Happy at Any Cost is the story of on undoubted visionary leader; their quest for not just their own happiness, but also for the happiness of others. This in turn leads to a lot of good, a lot of success, but ultimately exploitation, substance abuse, and the death of a beloved figure in the world of business and Las Vegas.

Unlike Aimee Groth’s 2017 book “The Kingdom of Happiness” which I reviewed here, and is an inside look at the Las Vegas “Downtown Project” and by extension Zappos, this is the telling of the story of Tony’s last two years as he struggled with mental illness and substance abuse issues put in the wider context of the rest of his life. This is also a cautionary tale for entrepreneurs and for those who can be swept up in vision without dealing with, or caring to deal with, the nuts-and-bolts details that make visions work.

Employing an interesting dual timeline structure, Ms. Grind and Ms. Sayre present an exhaustively researched, and deeply unnerving, tale of Tony Hsieh’s rise and fall. His rise as a tech entrepreneur at Link Exchange, then becoming CEO of what turned into Zappos, his evangelism for company culture with his book Delivering Happiness, and becoming a leading Las Vegas civic figure with the Downtown Project. His fall with the problems with the Downtown Project, issues with Zappos’s adoption of a new company structure called Holocracy, his move to Park City, Utah, his “retirement” from Zappos, and his struggles with alcohol, drugs, and mental illness. It also tells the story of Tony’s last days up to and including his death after a house fire in Connecticut.
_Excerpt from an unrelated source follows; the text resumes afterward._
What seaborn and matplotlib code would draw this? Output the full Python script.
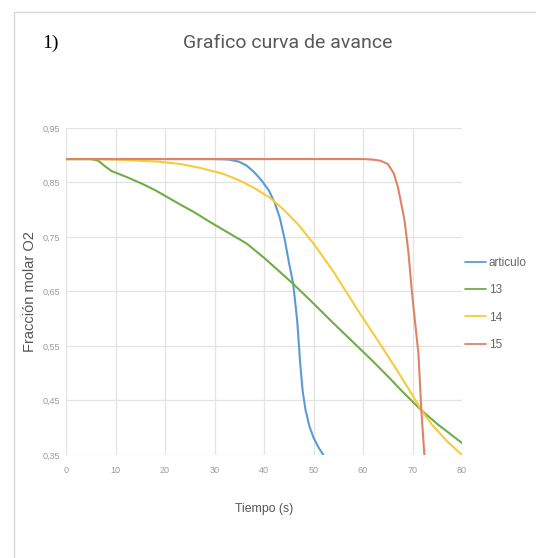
import numpy as np
import pandas as pd
import matplotlib
matplotlib.use("Agg")
import matplotlib.pyplot as plt
import seaborn as sns
from matplotlib.patches import Rectangle

# ---- data ----
series_names = ["articulo", "13", "14", "15"]

t_articulo = [0, 10, 20, 30, 33, 35, 36.5, 38, 39.5, 41, 42.2, 43.2, 44.2, 45, 45.9, 46.7, 47.3, 47.8, 48.4, 49.2, 50, 51, 52]
v_articulo = [0.893, 0.893, 0.893, 0.893, 0.892, 0.888, 0.881, 0.869, 0.854, 0.835, 0.812, 0.785, 0.745, 0.705, 0.664, 0.597, 0.52, 0.468, 0.432, 0.402, 0.382, 0.364, 0.35]

t_13 = [0, 5, 6.5, 8, 9.2, 12, 15.3, 18, 23, 26, 29, 32, 36.5, 40, 43.2, 45.9, 50, 54, 58, 62, 65.7, 68, 71.8, 75, 78, 80]
v_13 = [0.893, 0.893, 0.89, 0.879, 0.871, 0.861, 0.848, 0.836, 0.81, 0.795, 0.778, 0.762, 0.738, 0.712, 0.686, 0.664, 0.628, 0.592, 0.557, 0.522, 0.488, 0.466, 0.432, 0.407, 0.386, 0.372]

t_14 = [0, 5, 10, 15, 19, 23, 27, 31.7, 35, 38, 41.2, 44, 47, 50, 54, 59, 63, 66.9, 69.5, 71.8, 74, 77, 80]
v_14 = [0.893, 0.893, 0.892, 0.89, 0.888, 0.884, 0.877, 0.866, 0.854, 0.84, 0.822, 0.80, 0.772, 0.738, 0.687, 0.615, 0.56, 0.505, 0.467, 0.432, 0.405, 0.375, 0.35]

t_15 = [0, 10, 20, 30, 40, 50, 60, 62, 63.5, 65, 66.2, 67.1, 68.4, 69.2, 69.8, 70.5, 71.2, 71.8, 72.4]
v_15 = [0.893, 0.893, 0.893, 0.893, 0.893, 0.893, 0.893, 0.892, 0.89, 0.884, 0.867, 0.84, 0.78, 0.72, 0.657, 0.595, 0.536, 0.43, 0.35]

x_ticks = [0, 10, 20, 30, 40, 50, 60, 70, 80]
y_ticks = [0.35, 0.45, 0.55, 0.65, 0.75, 0.85, 0.95]
y_tick_labels = ["0,35", "0,45", "0,55", "0,65", "0,75", "0,85", "0,95"]

title_text = "Grafico curva de avance"
x_label = "Tiempo (s)"
y_label = "Fracción molar O2"
corner_label = "1)"

colors = ["#5B9BD5", "#70AD47", "#F7CB3A", "#DE8466"]

frames = []
for name, t, v in [("articulo", t_articulo, v_articulo), ("13", t_13, v_13),
                   ("14", t_14, v_14), ("15", t_15, v_15)]:
    frames.append(pd.DataFrame({"Tiempo": t, "Fraccion": v, "Serie": name}))
df = pd.concat(frames, ignore_index=True)

# ---- figure ----
sns.set_theme(style="whitegrid")
plt.rcParams["font.family"] = ["Liberation Sans", "DejaVu Sans"]

W, H = 536, 558
fig = plt.figure(figsize=(W / 100, H / 100), dpi=100)
fig.patch.set_facecolor("white")

# outer frame (light grey border)
fig.patches.append(Rectangle((14 / W, -0.05), 1.2, 1 - 12 / H + 0.05,
                             transform=fig.transFigure, fill=False,
                             edgecolor="#d9d9d9", linewidth=1.0))

ax = fig.add_axes([66 / W, 1 - 455 / H, (462 - 66) / W, (455 - 128) / H])
ax.set_facecolor("white")

sns.lineplot(data=df, x="Tiempo", y="Fraccion", hue="Serie", hue_order=series_names,
             palette=colors, sort=False, estimator=None, linewidth=1.5, ax=ax,
             legend=True)

ax.set_xlim(0, 80)
ax.set_ylim(0.35, 0.95)
ax.set_xticks(x_ticks)
ax.set_xticklabels([str(x) for x in x_ticks])
ax.set_yticks(y_ticks)
ax.set_yticklabels(y_tick_labels)
ax.tick_params(axis="both", labelsize=6.5, labelcolor="#9a9a9a", length=0)
ax.tick_params(axis="y", pad=4)
ax.tick_params(axis="x", pad=8)
ax.grid(True, color="#e3e3e3", linewidth=0.9)
for s in ax.spines.values():
    s.set_visible(False)

ax.set_xlabel(x_label, fontsize=8.8, color="#555555", labelpad=20)
ax.set_ylabel(y_label, fontsize=10.5, color="#555555", labelpad=4)

leg = ax.legend(loc="center left", bbox_to_anchor=(0.995, 0.462), frameon=False,
                fontsize=8.5, handlelength=1.8, handletextpad=0.25, labelspacing=1.3,
                borderaxespad=0.0)
for txt in leg.get_texts():
    txt.set_color("#666666")
for ln in leg.get_lines():
    ln.set_linewidth(1.3)

fig.text(288 / W, 1 - 43 / H, title_text, ha="center", va="center",
         fontsize=14, color="#595959", family=["Roboto", "DejaVu Sans"])
fig.text(42 / W, 1 - 43 / H, corner_label, ha="left", va="center",
         fontsize=14, color="black", family=["Liberation Serif", "DejaVu Serif"])

fig.savefig("out.png", dpi=100, facecolor="white")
Happy at Any Cost very much frames Tony’s life story as a coping mechanism for mental health issues and has the worthy goal of pointing out that if there was not the social stigma long associated with mental health issues perhaps it would have been easier for those around him to help. It is interesting to note, that a reading of Tony’s book Delivering Happiness, particularly in retrospect, leaves the reader with the feeling that the focus on fun and party atmosphere that permeates the book could easily be a coping mechanism for other issues. Where it perhaps most accurately hits the mark is in its exploration that having happiness as a goal in itself as ultimately self-defeating and that happiness should be a by-product of whatever drives you.

I find Tony a fascinating figure to discuss. Someone with gargantuan visions which he often left others to implement. Sometimes that worked and other times it failed. By definition, someone’s legacy is based on what marks they leave behind. Tony was someone who talked about culture and put culture at the front of their business model when nobody, literally nobody, was talking about company culture. For all its flaws, Tony helped rejuvenate Downtown Las Vegas and make it a vibrant hub of new business. However, Tony unbelievably left no will making the unraveling of his estate a legal nightmare for his family and associates. Given his investments in Las Vegas real estate, and businesses, this is likely to be a story with many subsequent chapters and potential consequences.

“A failure of leadership due to a lack of management” was my conclusion to the story told in “The Kingdom of Happiness.” It is hard not to look at “Happy at Any Cost” and come to the same conclusion.

Tony was someone who was in serious trouble near the end of his life. Many of those around him tried to help, some undoubtedly exacerbated the situation, and some just bought into that this was the vision. This book, in some ways, is a celebration of what Tony was able to achieve, which makes the ultimate tragedy even more real and poignant.

It is a haunting tale of what happens someone creates their own world where they no longer hear the world “no.”